• _Job_:
Copy exactly the lines from the start of the material through the line with "2.6, 2.8, 3.0]". Pictures stay out of the copy.

• _Data provided_:
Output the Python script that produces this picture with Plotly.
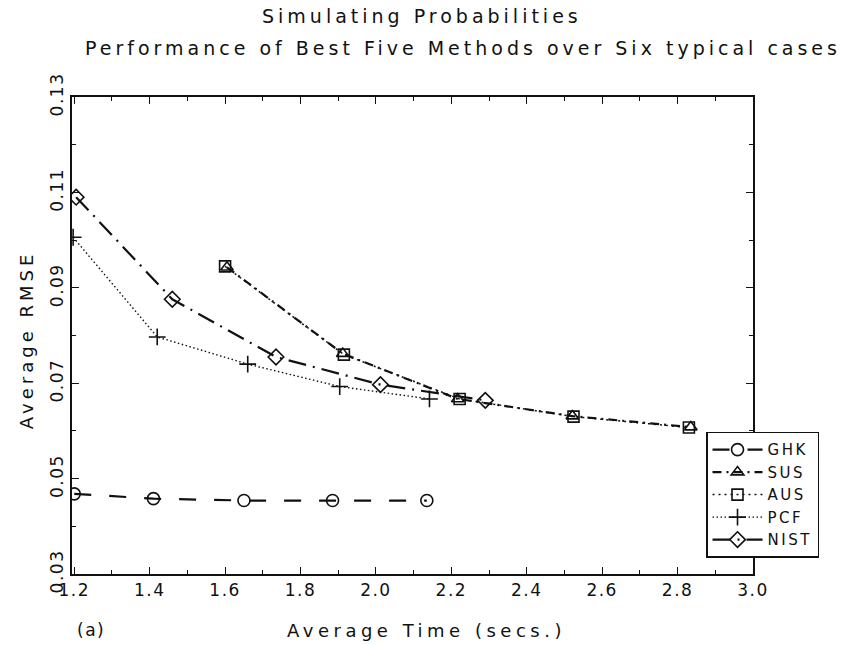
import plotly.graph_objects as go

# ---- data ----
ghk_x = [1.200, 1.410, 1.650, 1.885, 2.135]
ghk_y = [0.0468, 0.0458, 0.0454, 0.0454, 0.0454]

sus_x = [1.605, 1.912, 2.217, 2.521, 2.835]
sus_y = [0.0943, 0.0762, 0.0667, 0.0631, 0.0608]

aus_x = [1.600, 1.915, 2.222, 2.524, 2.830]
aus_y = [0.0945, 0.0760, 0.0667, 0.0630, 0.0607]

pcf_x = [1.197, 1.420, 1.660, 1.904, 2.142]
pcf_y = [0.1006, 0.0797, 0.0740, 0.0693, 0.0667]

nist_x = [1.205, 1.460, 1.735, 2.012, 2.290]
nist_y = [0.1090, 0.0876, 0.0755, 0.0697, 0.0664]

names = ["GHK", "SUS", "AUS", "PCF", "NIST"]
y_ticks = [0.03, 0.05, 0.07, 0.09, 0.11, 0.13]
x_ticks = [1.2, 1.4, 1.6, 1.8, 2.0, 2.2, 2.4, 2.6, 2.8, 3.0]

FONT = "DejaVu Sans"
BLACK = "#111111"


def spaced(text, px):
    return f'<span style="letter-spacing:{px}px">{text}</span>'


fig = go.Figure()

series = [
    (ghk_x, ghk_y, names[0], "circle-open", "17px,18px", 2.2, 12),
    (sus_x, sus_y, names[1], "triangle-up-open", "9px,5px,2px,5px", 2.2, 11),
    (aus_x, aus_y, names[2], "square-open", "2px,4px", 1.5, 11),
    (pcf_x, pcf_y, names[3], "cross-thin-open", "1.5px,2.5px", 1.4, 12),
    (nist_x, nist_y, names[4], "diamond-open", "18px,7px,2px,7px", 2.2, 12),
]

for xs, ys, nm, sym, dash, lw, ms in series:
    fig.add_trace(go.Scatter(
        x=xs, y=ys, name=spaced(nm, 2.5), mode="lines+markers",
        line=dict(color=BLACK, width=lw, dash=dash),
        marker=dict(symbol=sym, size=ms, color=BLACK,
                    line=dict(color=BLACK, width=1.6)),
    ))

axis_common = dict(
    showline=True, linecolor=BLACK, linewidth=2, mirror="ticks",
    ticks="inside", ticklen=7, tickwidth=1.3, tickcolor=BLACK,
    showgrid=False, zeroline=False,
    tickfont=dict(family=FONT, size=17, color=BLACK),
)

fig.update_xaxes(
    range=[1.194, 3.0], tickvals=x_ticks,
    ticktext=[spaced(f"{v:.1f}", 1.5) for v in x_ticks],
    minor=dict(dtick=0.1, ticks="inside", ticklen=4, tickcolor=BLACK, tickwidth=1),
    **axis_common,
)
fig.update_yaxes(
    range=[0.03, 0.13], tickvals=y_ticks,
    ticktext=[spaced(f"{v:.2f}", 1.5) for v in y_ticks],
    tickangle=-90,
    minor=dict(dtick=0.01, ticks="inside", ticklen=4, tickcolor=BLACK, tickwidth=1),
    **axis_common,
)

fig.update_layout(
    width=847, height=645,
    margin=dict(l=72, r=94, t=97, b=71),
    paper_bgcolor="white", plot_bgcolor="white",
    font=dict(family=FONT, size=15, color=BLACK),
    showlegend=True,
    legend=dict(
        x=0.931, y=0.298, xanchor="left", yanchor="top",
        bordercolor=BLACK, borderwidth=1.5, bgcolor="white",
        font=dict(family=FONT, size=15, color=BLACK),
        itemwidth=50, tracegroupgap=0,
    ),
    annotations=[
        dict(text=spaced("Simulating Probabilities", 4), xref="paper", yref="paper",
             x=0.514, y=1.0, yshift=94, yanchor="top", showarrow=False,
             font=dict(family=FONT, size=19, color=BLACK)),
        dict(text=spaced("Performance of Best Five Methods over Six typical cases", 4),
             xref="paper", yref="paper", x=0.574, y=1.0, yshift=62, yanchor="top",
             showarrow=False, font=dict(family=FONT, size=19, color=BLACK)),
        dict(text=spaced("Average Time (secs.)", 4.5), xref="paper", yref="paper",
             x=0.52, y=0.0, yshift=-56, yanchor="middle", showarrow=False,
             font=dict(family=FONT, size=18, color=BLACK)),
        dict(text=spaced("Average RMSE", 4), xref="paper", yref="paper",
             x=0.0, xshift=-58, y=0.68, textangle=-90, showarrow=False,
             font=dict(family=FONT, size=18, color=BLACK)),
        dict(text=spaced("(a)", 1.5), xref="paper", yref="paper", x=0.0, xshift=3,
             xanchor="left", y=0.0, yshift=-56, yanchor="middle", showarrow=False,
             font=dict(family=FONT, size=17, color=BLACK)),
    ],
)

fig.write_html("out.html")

• _Task result_:
Output the Python script that produces this picture with Plotly.
import plotly.graph_objects as go

# ---- data ----
ghk_x = [1.200, 1.410, 1.650, 1.885, 2.135]
ghk_y = [0.0468, 0.0458, 0.0454, 0.0454, 0.0454]

sus_x = [1.605, 1.912, 2.217, 2.521, 2.835]
sus_y = [0.0943, 0.0762, 0.0667, 0.0631, 0.0608]

aus_x = [1.600, 1.915, 2.222, 2.524, 2.830]
aus_y = [0.0945, 0.0760, 0.0667, 0.0630, 0.0607]

pcf_x = [1.197, 1.420, 1.660, 1.904, 2.142]
pcf_y = [0.1006, 0.0797, 0.0740, 0.0693, 0.0667]

nist_x = [1.205, 1.460, 1.735, 2.012, 2.290]
nist_y = [0.1090, 0.0876, 0.0755, 0.0697, 0.0664]

names = ["GHK", "SUS", "AUS", "PCF", "NIST"]
y_ticks = [0.03, 0.05, 0.07, 0.09, 0.11, 0.13]
x_ticks = [1.2, 1.4, 1.6, 1.8, 2.0, 2.2, 2.4, 2.6, 2.8, 3.0]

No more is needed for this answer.